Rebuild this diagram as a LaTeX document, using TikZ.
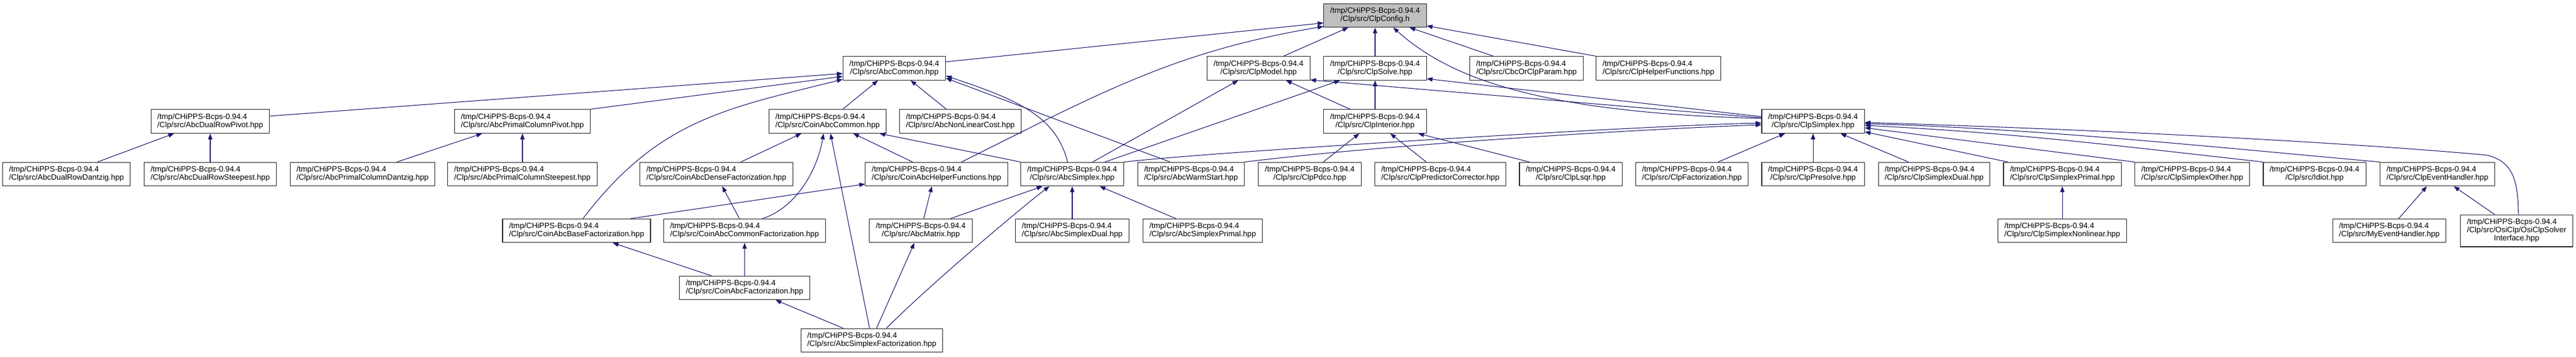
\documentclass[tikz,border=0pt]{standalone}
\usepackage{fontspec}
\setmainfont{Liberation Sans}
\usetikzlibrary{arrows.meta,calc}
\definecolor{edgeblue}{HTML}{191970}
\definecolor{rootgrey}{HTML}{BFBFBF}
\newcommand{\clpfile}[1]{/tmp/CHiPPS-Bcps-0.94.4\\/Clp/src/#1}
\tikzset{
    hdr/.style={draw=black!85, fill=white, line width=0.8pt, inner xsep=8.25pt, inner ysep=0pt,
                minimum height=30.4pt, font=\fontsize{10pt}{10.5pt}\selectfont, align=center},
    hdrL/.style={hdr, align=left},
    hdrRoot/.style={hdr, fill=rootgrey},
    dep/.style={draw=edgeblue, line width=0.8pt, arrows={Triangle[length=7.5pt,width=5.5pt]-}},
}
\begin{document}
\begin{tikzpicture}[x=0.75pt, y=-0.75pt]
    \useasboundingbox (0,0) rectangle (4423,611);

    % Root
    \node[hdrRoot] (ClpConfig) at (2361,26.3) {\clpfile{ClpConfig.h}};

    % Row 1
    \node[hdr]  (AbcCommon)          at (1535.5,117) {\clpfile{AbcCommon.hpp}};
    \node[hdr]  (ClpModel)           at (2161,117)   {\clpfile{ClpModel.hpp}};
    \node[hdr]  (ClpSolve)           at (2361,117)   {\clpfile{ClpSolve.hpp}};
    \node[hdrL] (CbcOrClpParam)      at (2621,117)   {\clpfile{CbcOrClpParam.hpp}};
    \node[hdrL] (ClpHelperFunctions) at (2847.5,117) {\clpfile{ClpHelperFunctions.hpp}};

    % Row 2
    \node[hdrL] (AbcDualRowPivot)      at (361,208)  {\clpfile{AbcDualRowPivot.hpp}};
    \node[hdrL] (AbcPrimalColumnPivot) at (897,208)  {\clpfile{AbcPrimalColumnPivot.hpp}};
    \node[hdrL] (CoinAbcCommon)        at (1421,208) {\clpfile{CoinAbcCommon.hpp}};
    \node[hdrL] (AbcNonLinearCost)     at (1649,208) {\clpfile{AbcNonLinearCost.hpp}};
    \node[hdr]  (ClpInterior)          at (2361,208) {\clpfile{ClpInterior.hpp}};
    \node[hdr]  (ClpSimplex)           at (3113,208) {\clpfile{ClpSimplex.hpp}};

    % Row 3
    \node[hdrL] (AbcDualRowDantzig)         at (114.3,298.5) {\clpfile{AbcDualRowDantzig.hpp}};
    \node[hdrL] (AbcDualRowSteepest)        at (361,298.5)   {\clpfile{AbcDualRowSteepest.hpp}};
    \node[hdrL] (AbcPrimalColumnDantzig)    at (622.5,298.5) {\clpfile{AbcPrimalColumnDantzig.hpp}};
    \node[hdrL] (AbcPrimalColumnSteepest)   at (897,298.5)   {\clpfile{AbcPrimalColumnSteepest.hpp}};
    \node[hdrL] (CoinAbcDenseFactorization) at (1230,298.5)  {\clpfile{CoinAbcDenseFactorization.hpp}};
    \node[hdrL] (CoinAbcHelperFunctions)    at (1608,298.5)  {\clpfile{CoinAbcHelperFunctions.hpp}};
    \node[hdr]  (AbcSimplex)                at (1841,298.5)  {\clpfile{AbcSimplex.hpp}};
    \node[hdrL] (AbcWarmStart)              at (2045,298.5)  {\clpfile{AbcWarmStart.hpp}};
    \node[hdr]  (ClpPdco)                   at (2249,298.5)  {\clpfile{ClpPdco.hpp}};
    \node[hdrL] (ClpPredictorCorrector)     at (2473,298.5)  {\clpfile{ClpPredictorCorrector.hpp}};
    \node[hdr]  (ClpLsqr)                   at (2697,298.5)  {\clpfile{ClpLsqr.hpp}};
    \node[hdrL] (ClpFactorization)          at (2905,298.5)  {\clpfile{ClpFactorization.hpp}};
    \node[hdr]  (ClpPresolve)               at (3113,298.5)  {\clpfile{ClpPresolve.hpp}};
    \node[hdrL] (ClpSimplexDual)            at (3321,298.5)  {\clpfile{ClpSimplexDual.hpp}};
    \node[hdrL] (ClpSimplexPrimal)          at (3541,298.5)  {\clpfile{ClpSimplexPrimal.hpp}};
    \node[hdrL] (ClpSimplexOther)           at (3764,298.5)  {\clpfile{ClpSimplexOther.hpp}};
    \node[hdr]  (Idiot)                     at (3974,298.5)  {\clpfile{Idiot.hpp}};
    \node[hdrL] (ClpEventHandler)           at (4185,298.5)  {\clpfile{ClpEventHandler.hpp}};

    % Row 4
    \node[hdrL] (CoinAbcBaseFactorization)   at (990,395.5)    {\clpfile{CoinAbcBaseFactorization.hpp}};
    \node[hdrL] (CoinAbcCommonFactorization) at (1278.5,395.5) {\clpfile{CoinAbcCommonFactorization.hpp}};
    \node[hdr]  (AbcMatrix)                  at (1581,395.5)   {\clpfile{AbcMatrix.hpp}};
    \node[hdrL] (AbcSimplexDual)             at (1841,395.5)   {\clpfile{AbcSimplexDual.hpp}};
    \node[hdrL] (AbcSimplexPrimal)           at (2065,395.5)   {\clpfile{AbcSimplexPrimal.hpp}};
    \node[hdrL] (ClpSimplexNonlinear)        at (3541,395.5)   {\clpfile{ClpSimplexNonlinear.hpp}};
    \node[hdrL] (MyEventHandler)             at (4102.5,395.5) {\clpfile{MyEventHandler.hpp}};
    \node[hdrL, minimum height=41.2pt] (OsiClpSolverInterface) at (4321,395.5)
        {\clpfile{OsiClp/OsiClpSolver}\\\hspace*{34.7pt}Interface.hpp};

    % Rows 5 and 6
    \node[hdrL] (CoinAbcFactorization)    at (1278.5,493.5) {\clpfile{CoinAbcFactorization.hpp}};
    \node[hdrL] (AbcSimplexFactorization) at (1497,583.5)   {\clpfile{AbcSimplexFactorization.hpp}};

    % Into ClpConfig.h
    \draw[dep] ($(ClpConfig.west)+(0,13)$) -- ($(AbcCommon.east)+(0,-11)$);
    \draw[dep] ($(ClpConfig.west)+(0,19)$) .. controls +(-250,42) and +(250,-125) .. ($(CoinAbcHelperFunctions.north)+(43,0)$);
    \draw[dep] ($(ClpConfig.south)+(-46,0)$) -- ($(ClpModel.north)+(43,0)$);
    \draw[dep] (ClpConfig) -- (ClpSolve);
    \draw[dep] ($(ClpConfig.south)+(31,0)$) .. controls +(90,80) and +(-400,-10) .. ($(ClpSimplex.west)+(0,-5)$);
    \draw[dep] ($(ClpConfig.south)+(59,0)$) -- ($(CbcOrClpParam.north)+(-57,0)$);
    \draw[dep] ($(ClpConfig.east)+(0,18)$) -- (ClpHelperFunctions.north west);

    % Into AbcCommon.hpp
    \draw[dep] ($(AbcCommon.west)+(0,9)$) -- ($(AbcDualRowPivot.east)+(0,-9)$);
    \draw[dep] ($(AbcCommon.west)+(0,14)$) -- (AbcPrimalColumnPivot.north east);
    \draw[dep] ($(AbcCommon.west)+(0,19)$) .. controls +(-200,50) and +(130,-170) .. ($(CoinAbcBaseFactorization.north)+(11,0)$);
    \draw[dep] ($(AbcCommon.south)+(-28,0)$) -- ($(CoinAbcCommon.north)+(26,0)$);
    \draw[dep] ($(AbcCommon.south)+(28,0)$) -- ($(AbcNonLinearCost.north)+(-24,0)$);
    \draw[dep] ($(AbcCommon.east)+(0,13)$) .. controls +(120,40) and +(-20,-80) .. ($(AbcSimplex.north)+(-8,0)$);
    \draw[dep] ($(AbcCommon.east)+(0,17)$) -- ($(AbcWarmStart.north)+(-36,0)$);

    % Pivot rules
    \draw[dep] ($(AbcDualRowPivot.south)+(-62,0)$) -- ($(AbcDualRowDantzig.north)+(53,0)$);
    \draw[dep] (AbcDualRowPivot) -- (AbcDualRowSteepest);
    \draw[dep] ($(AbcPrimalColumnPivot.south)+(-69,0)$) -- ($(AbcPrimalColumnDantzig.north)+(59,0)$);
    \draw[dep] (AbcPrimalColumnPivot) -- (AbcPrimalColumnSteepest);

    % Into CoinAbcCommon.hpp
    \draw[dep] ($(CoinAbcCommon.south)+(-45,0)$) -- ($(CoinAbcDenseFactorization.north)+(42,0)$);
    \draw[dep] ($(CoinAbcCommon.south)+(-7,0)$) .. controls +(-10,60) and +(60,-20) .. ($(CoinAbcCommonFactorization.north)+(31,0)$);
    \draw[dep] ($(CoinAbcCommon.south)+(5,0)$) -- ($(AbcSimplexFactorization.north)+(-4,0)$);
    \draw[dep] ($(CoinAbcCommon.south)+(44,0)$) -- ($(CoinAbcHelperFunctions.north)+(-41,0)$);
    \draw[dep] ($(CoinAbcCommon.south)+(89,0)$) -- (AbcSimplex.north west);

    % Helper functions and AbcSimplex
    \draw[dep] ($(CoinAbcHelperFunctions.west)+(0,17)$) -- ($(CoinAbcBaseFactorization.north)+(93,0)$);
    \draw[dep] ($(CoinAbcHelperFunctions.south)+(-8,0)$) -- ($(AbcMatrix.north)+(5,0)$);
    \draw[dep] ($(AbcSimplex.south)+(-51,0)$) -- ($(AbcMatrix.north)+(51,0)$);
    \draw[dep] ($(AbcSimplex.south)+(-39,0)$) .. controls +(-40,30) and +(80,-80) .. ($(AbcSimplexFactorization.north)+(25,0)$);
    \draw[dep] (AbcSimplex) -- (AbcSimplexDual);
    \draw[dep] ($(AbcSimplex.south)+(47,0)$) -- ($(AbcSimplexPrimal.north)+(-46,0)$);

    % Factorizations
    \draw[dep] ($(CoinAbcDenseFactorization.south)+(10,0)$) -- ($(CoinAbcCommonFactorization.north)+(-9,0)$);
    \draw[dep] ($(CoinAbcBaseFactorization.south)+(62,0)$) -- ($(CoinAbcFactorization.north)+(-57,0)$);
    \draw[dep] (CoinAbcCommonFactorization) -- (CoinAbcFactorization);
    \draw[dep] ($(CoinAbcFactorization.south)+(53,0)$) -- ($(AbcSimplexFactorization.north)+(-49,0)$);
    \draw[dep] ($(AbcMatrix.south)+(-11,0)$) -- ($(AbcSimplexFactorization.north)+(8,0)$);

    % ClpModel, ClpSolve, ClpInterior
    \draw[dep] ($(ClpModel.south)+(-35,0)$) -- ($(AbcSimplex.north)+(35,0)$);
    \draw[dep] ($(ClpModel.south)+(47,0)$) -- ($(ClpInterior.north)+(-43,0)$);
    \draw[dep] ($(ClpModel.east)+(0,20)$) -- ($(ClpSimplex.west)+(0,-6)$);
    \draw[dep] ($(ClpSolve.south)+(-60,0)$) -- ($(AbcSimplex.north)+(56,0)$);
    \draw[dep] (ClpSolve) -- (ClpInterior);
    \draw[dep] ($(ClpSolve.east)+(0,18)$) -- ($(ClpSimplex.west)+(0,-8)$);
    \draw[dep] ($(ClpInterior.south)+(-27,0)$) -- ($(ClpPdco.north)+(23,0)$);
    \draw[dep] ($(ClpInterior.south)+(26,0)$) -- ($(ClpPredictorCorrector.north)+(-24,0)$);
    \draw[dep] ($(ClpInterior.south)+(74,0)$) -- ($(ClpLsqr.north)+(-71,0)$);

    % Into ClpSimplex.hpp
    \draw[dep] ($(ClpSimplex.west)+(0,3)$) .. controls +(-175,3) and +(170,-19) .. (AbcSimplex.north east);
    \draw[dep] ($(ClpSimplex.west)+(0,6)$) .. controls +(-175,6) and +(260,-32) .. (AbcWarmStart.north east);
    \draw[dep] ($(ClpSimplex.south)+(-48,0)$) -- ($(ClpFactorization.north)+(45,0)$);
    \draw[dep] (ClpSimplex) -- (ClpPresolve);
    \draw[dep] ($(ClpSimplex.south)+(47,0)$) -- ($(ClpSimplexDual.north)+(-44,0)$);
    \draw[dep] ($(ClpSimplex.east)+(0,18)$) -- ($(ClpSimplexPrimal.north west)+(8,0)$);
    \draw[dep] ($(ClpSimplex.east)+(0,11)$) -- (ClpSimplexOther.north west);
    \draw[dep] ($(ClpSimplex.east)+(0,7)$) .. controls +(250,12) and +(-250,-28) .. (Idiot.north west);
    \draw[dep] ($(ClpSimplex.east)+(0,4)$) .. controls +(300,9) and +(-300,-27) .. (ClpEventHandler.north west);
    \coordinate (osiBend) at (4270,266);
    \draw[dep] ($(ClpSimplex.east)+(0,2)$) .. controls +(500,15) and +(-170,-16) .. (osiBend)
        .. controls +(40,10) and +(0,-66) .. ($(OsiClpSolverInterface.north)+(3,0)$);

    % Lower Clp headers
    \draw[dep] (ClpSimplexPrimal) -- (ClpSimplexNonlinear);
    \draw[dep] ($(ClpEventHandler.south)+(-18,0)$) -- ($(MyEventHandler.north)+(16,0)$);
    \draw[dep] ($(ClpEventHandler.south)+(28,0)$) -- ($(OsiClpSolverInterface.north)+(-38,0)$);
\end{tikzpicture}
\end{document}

******

§ Instruction
Everything from the first line to the line with "(ClpConfig) at (2361,26.3)" must be repeated exactly, and nothing else. Leave the pictures out.

§ Completed task
Rebuild this diagram as a LaTeX document, using TikZ.
\documentclass[tikz,border=0pt]{standalone}
\usepackage{fontspec}
\setmainfont{Liberation Sans}
\usetikzlibrary{arrows.meta,calc}
\definecolor{edgeblue}{HTML}{191970}
\definecolor{rootgrey}{HTML}{BFBFBF}
\newcommand{\clpfile}[1]{/tmp/CHiPPS-Bcps-0.94.4\\/Clp/src/#1}
\tikzset{
    hdr/.style={draw=black!85, fill=white, line width=0.8pt, inner xsep=8.25pt, inner ysep=0pt,
                minimum height=30.4pt, font=\fontsize{10pt}{10.5pt}\selectfont, align=center},
    hdrL/.style={hdr, align=left},
    hdrRoot/.style={hdr, fill=rootgrey},
    dep/.style={draw=edgeblue, line width=0.8pt, arrows={Triangle[length=7.5pt,width=5.5pt]-}},
}
\begin{document}
\begin{tikzpicture}[x=0.75pt, y=-0.75pt]
    \useasboundingbox (0,0) rectangle (4423,611);

    % Root
    \node[hdrRoot] (ClpConfig) at (2361,26.3) {\clpfile{ClpConfig.h}};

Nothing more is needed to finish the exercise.